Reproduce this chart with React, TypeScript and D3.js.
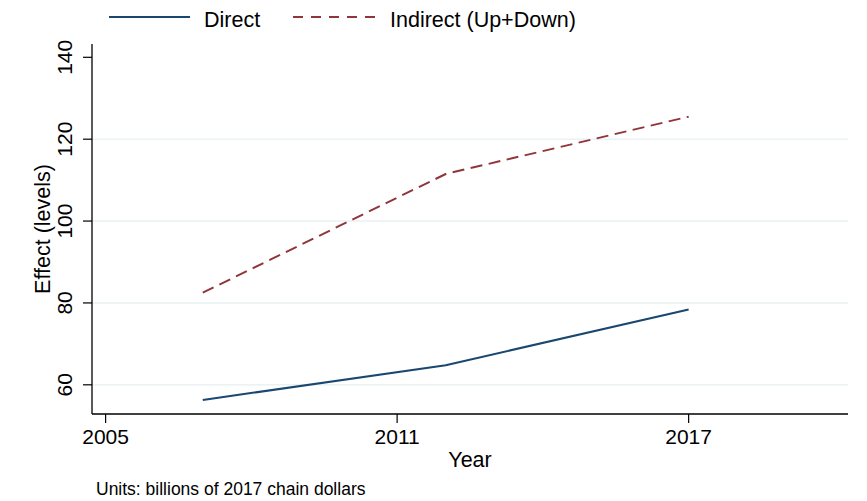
import { useEffect, useRef } from 'react';
import * as d3 from 'd3';

const years = [2007, 2012, 2017];
const direct = [56.3, 64.8, 78.4];
const indirect = [82.5, 111.5, 125.5];
const xTicks = [2005, 2011, 2017];
const yTicks = [60, 80, 100, 120, 140];
const seriesNames = ['Direct', 'Indirect (Up+Down)'];
const note = 'Units: billions of 2017 chain dollars';

const W = 867;
const H = 501;
const FONT = '"Liberation Sans", Arial, sans-serif';

export default function App() {
  const svgRef = useRef<SVGSVGElement>(null);

  useEffect(() => {
    if (!svgRef.current) return;
    const svg = d3.select(svgRef.current);
    svg.selectAll('*').remove();

    const left = 92;
    const right = 848;
    const top = 44;
    const bottom = 414;

    const x = d3.scaleLinear().domain([2004.72, 2020.28]).range([left, right]);
    const y = d3.scaleLinear().domain([52.87, 143.25]).range([bottom, top]);

    svg.append('rect').attr('width', W).attr('height', H).attr('fill', '#fff');

    // grid lines (inner ticks only)
    svg.append('g')
      .selectAll('line')
      .data(yTicks.filter(d => d < 140))
      .join('line')
      .attr('x1', left)
      .attr('x2', right)
      .attr('y1', d => y(d))
      .attr('y2', d => y(d))
      .attr('stroke', '#eaf2f3')
      .attr('stroke-width', 1.5);

    // axes
    svg.append('line')
      .attr('x1', left).attr('x2', left)
      .attr('y1', top).attr('y2', bottom)
      .attr('stroke', '#000').attr('stroke-width', 1.3);
    svg.append('line')
      .attr('x1', left).attr('x2', right)
      .attr('y1', bottom).attr('y2', bottom)
      .attr('stroke', '#000').attr('stroke-width', 1.3);

    const yAxis = svg.append('g');
    yAxis.selectAll('line')
      .data(yTicks)
      .join('line')
      .attr('x1', left - 9)
      .attr('x2', left)
      .attr('y1', d => y(d))
      .attr('y2', d => y(d))
      .attr('stroke', '#000')
      .attr('stroke-width', 1.2);
    yAxis.selectAll('text')
      .data(yTicks)
      .join('text')
      .attr('transform', d => `translate(72,${y(d)}) rotate(-90)`)
      .attr('text-anchor', 'middle')
      .attr('font-family', FONT)
      .attr('font-size', 21)
      .attr('fill', '#000')
      .text(d => d);

    const xAxis = svg.append('g');
    xAxis.selectAll('line')
      .data(xTicks)
      .join('line')
      .attr('x1', d => x(d))
      .attr('x2', d => x(d))
      .attr('y1', bottom)
      .attr('y2', bottom + 9)
      .attr('stroke', '#000')
      .attr('stroke-width', 1.2);
    xAxis.selectAll('text')
      .data(xTicks)
      .join('text')
      .attr('x', d => x(d))
      .attr('y', 443.5)
      .attr('text-anchor', 'middle')
      .attr('font-family', FONT)
      .attr('font-size', 21)
      .attr('fill', '#000')
      .text(d => d);

    // axis titles
    svg.append('text')
      .attr('x', (left + right) / 2)
      .attr('y', 467)
      .attr('text-anchor', 'middle')
      .attr('font-family', FONT)
      .attr('font-size', 21.5)
      .attr('fill', '#000')
      .text('Year');
    svg.append('text')
      .attr('transform', `translate(49.5,${(top + bottom) / 2}) rotate(-90)`)
      .attr('text-anchor', 'middle')
      .attr('font-family', FONT)
      .attr('font-size', 21.5)
      .attr('fill', '#000')
      .text('Effect (levels)');

    // lines
    const line = d3.line<number>()
      .x((_, i) => x(years[i]))
      .y(d => y(d));

    svg.append('path')
      .datum(direct)
      .attr('fill', 'none')
      .attr('stroke', '#1a476f')
      .attr('stroke-width', 2)
      .attr('stroke-linejoin', 'round')
      .attr('d', line);

    svg.append('path')
      .datum(indirect)
      .attr('fill', 'none')
      .attr('stroke', '#90353b')
      .attr('stroke-width', 2)
      .attr('stroke-dasharray', '12,6.5')
      .attr('stroke-linejoin', 'round')
      .attr('d', line);

    // legend
    const legend = [
      { name: seriesNames[0], color: '#1a476f', dash: null, x1: 109, x2: 190, tx: 204 },
      { name: seriesNames[1], color: '#90353b', dash: '10,8', x1: 293, x2: 375, tx: 390 },
    ];
    const lg = svg.append('g')
      .selectAll('g')
      .data(legend)
      .join('g');
    lg.append('line')
      .attr('x1', d => d.x1)
      .attr('x2', d => d.x2)
      .attr('y1', 17)
      .attr('y2', 17)
      .attr('stroke', d => d.color)
      .attr('stroke-width', 2)
      .attr('stroke-dasharray', d => d.dash);
    lg.append('text')
      .attr('x', d => d.tx)
      .attr('y', 26.5)
      .attr('font-family', FONT)
      .attr('font-size', 21.5)
      .attr('fill', '#000')
      .text(d => d.name);

    // note
    svg.append('text')
      .attr('x', 96)
      .attr('y', 494.5)
      .attr('font-family', FONT)
      .attr('font-size', 17.5)
      .attr('fill', '#000')
      .text(note);
  }, []);

  return (
    <svg
      ref={svgRef}
      width={W}
      height={H}
      style={{ position: 'absolute', left: 0, top: 0, display: 'block' }}
    />
  );
}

------

TASK OBJECTIVE – Transcribe the opening line of the listing above, please, and every line after it through the line with "import * as d3 from 'd3';", word for word, without pictures.

WRITTEN ANSWER –
Reproduce this chart with React, TypeScript and D3.js.
import { useEffect, useRef } from 'react';
import * as d3 from 'd3';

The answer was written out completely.